What you mean by this? What kind of crimes do you do and in what way do they satisfy this desire you have?
>Crime on the individual level is the microcosm of war on the racial level as it was pursued by the Noble Wolf.
War on the racial level has the appeal of being a self-sacrifice for something higher and bigger than the self. Serving the self does not have the same appeal. Does this not bother you?
>But for me, it's more that devastation and a depopulated landscape mirrors me better than images of happiness do. Then there is no contradiction between myself and my surroundings.
What do you think is the origin of this desire?
>This is very close to my line of thinking, (I'll be reading all of that review,)
Have you read the review? What are your thoughts about it?

>> No.17316078

>>17314767
get a job and actually interact with people. Alternatively, you can hop trains and hang out with criminals like the old masters used to do; get into adventures in order to gain inspiration. If you were as detached from the world as you imply then you would find the average simpleton funny and quaint.

>> No.17316265

>>17316029
Can't really talk about those for the same reason I can't write about them, but they're nothing impressive. Just a welter of fraud and really suspicious patterns of travel, visa misuse, habitual use of pseudonyms, pretending to be from neighbouring countries to mine, absolute horror of social media as being something that could reveal my contradictions, loathing for all forms of personal ID including phone numbers, a continuous state of multiple infidelity, preference for cash and cryptocurrency over anything involving "banks," a word that I utter with the same disgust as others would reserve for "gulags," some informal buying and selling of prescription drugs, etc. Anyone with a sufficiently non-existent sense of shame could do these things.

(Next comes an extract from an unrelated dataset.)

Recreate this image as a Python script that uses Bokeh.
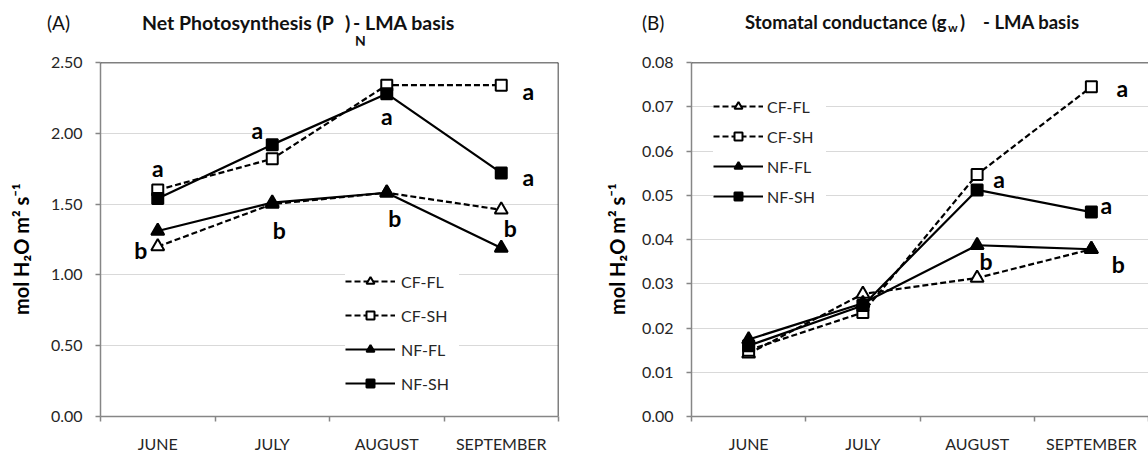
from bokeh.plotting import figure
from bokeh.layouts import row, column
from bokeh.models import (FixedTicker, Span, Legend, LegendItem, Div,
                          NumeralTickFormatter, ColumnDataSource)
from bokeh.embed import file_html
from bokeh.resources import INLINE
from bokeh.core.properties import value

# ---------------- data ----------------
months = ["JUNE", "JULY", "AUGUST", "SEPTEMBER"]
series = ["CF-FL", "CF-SH", "NF-FL", "NF-SH"]

# (A) Net photosynthesis, LMA basis
pn_cf_fl = [1.20, 1.50, 1.58, 1.46]
pn_cf_sh = [1.60, 1.82, 2.34, 2.34]
pn_nf_fl = [1.31, 1.51, 1.58, 1.19]
pn_nf_sh = [1.54, 1.92, 2.28, 1.72]

# (B) Stomatal conductance, LMA basis
gw_cf_fl = [0.0142, 0.0277, 0.0313, 0.0378]
gw_cf_sh = [0.0150, 0.0235, 0.0547, 0.0745]
gw_nf_fl = [0.0174, 0.0256, 0.0387, 0.0378]
gw_nf_sh = [0.0160, 0.0251, 0.0512, 0.0462]

pn_ticks = [0.0, 0.5, 1.0, 1.5, 2.0, 2.5]
gw_ticks = [0.0, 0.01, 0.02, 0.03, 0.04, 0.05, 0.06, 0.07, 0.08]

# significance letters: (month index, series attached to, letter)
pn_letters = [(0, "CF-SH", "a"), (1, "NF-SH", "a"), (2, "NF-SH", "a"),
              (3, "CF-SH", "a"), (3, "NF-SH", "a"),
              (0, "CF-FL", "b"), (1, "CF-FL", "b"), (2, "NF-FL", "b"),
              (3, "CF-FL", "b")]
gw_letters = [(2, "CF-SH", "a"), (3, "CF-SH", "a"), (3, "NF-SH", "a"),
              (2, "NF-FL", "b"), (3, "NF-FL", "b")]

y_label = "mol H\u2082O m\u00b2 s\u207b\u00b9\u00a0\u00a0\u00a0\u00a0"

# ---------------- styling / layout ----------------
pn_letter_offsets = [(0, 22), (-15, 15), (0, -22), (27, -6), (27, -4),
                     (-17, -3), (7, -26), (8, -25), (9, -18)]
gw_letter_offsets = [(22, -5), (31, -1), (15, 7), (9, -16), (27, -15)]

FONT = "Lato"
AXIS_GRAY = "#868686"
GRID_GRAY = "#d9d9d9"
TXT = "#262626"

PW, PH = 574, 410          # each plot canvas
TITLE_H = 45               # title strip above the plots
BT, BB = 17, 37            # top / bottom borders (frame 356 px high)

styles = {
    "CF-FL": dict(dash="6 3", marker="triangle", fill="white", size=13),
    "CF-SH": dict(dash="6 3", marker="square", fill="white", size=11),
    "NF-FL": dict(dash="solid", marker="triangle", fill="black", size=13),
    "NF-SH": dict(dash="solid", marker="square", fill="black", size=11),
}


def make_panel(vals, ticks, ymax, bl, br, ylab_standoff):
    p = figure(width=PW, height=PH, x_range=(0, 4), y_range=(0, ymax),
               output_backend="svg", toolbar_location=None,
               min_border_left=bl, min_border_right=br,
               min_border_top=BT, min_border_bottom=BB)
    p.outline_line_color = None
    p.background_fill_color = "white"
    p.border_fill_color = "white"

    xs = [i + 0.5 for i in range(len(months))]
    xa = p.xaxis[0]
    xa.ticker = FixedTicker(ticks=xs, minor_ticks=list(range(len(months) + 1)))
    xa.major_label_overrides = {x: m for x, m in zip(xs, months)}
    xa.major_tick_line_color = None
    xa.major_tick_out = 0
    xa.major_tick_in = 0
    xa.minor_tick_line_color = AXIS_GRAY
    xa.minor_tick_line_width = 1.5
    xa.minor_tick_out = 5
    xa.minor_tick_in = 0
    xa.axis_line_color = AXIS_GRAY
    xa.axis_line_width = 1.5
    xa.major_label_standoff = 12
    xa.major_label_text_font = FONT
    xa.major_label_text_font_size = "16px"
    xa.major_label_text_color = TXT
    p.xgrid.visible = False

    ya = p.yaxis[0]
    ya.ticker = FixedTicker(ticks=ticks)
    ya.formatter = NumeralTickFormatter(format="0.00")
    ya.major_tick_line_color = AXIS_GRAY
    ya.major_tick_line_width = 1.5
    ya.major_tick_out = 5
    ya.major_tick_in = 0
    ya.minor_tick_line_color = None
    ya.axis_line_color = AXIS_GRAY
    ya.axis_line_width = 1.5
    ya.major_label_standoff = 13
    ya.major_label_text_font = FONT
    ya.major_label_text_font_size = "16px"
    ya.major_label_text_color = TXT
    ya.axis_label = y_label
    ya.axis_label_text_font = FONT
    ya.axis_label_text_font_size = "20px"
    ya.axis_label_text_font_style = "bold"
    ya.axis_label_text_color = "black"
    ya.axis_label_standoff = ylab_standoff
    p.ygrid.ticker = FixedTicker(ticks=ticks[1:-1])
    p.ygrid.grid_line_color = GRID_GRAY
    p.ygrid.grid_line_width = 1.2

    p.add_layout(Span(location=ymax, dimension="width", line_color="black", line_width=1.5))

    lines, marks = {}, {}
    for s in series:
        st = styles[s]
        src = ColumnDataSource(dict(x=xs, y=vals[s]))
        lines[s] = p.line("x", "y", source=src, line_color="black", line_width=2.2,
                          line_dash=st["dash"])
        marks[s] = p.scatter("x", "y", source=src, marker=st["marker"], size=st["size"],
                             fill_color=st["fill"], line_color="black", line_width=2)
    return p, xs, lines, marks


def add_letters(p, xs, vals, letters, offsets, pxx, pxy):
    lx, ly, lt = [], [], []
    for (mi, s, t), (dx, dy) in zip(letters, offsets):
        lx.append(xs[mi] + dx / pxx)
        ly.append(vals[s][mi] + dy / pxy)
        lt.append(t)
    p.text(x=lx, y=ly, text=lt, text_align="center", text_baseline="middle",
           text_font=value(FONT), text_font_style="bold", text_font_size="23px",
           text_color="black")


def add_legend(p, lines, marks, loc, spacing, label_width, standoff):
    items = [LegendItem(label=s, renderers=[lines[s], marks[s]]) for s in series]
    lg = Legend(items=items, location=loc, orientation="vertical", padding=10, margin=0,
                spacing=spacing, glyph_width=50, glyph_height=20, label_height=20,
                label_width=label_width, label_standoff=standoff,
                border_line_color=None, background_fill_color="white",
                background_fill_alpha=1.0, label_text_font=FONT,
                label_text_font_size="16px", label_text_color=TXT)
    p.add_layout(lg)


def span(text, left, top, size, bold=False):
    w = "bold" if bold else "normal"
    return (f'<span style="position:absolute;left:{left}px;top:{top}px;'
            f'font-size:{size}px;line-height:{size}px;font-weight:{w};'
            f'white-space:nowrap;">{text}</span>')


def title_div(parts):
    html = ('<div style="position:relative;width:%dpx;height:%dpx;font-family:Lato;'
            'color:#111111;">' % (PW, TITLE_H)) + "".join(parts) + "</div>"
    return Div(text=html, width=PW, height=TITLE_H, margin=0)


# ---------------- panel A ----------------
pn_vals = {"CF-FL": pn_cf_fl, "CF-SH": pn_cf_sh, "NF-FL": pn_nf_fl, "NF-SH": pn_nf_sh}
pA, xsA, linesA, marksA = make_panel(pn_vals, pn_ticks, 2.5, 100, 16, 15)
pA.segment(x0=[4], y0=[0], x1=[4], y1=[2.5], line_color="black", line_width=1.5)
frame_h = PH - BT - BB
add_letters(pA, xsA, pn_vals, pn_letters, pn_letter_offsets, (PW - 116) / 4, frame_h / 2.5)
add_legend(pA, linesA, marksA, (245, 23), 14, 58, 6)

# ---------------- panel B ----------------
gw_vals = {"CF-FL": gw_cf_fl, "CF-SH": gw_cf_sh, "NF-FL": gw_nf_fl, "NF-SH": gw_nf_sh}
pB, xsB, linesB, marksB = make_panel(gw_vals, gw_ticks, 0.08, 117, 0, 10)
add_letters(pB, xsB, gw_vals, gw_letters, gw_letter_offsets, (PW - 117) / 4, frame_h / 0.08)
add_legend(pB, linesB, marksB, (22, 210), 10, 59, 4)

# ---------------- titles ----------------
tA = title_div([
    span("(A)", 47, 13, 19),
    span("Net Photosynthesis (P", 142, 13, 19.5, True),
    span(")", 345, 13, 19.5, True),
    span("- LMA basis", 353, 13, 19.5, True),
    span("N", 355, 34, 14, True),
])
tB = title_div([
    span("(B)", 68, 13, 19),
    span("Stomatal conductance (g", 171, 13, 18.5, True),
    span("w", 374, 22, 12, True),
    span(")", 386, 13, 18.5, True),
    span("- LMA basis", 409, 13, 18.5, True),
])

layout = column(row(tA, tB, spacing=0), row(pA, pB, spacing=0), spacing=0)
open("out.html", "w").write(file_html(layout, INLINE))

They satisfy my desire for independence and power, especially the desire not to be known. My accent is very hard to place and this gives me indescribable pleasure.

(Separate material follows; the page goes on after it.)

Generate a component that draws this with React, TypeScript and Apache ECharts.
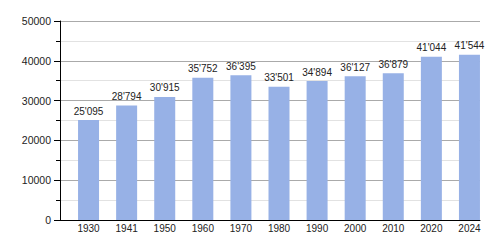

Serving myself also means serving my extended family, my cousins, and my future children, most of whom are likely to be illegitimate. Do I already have an illegitimate child in a certain country? I don't use social media, so it's kind of murky. A weird anxiety that only men can experience.

If I do well for myself, I can give my relatives a good name. But the thought of being known by my real name sets my teeth on edge.

Couldn't say where the desire for devastation comes from. Isn't a desert similar to space, futurelessness similar to eternity?

I like the review, wish it were ten times longer. He has a clear view of the Wolf.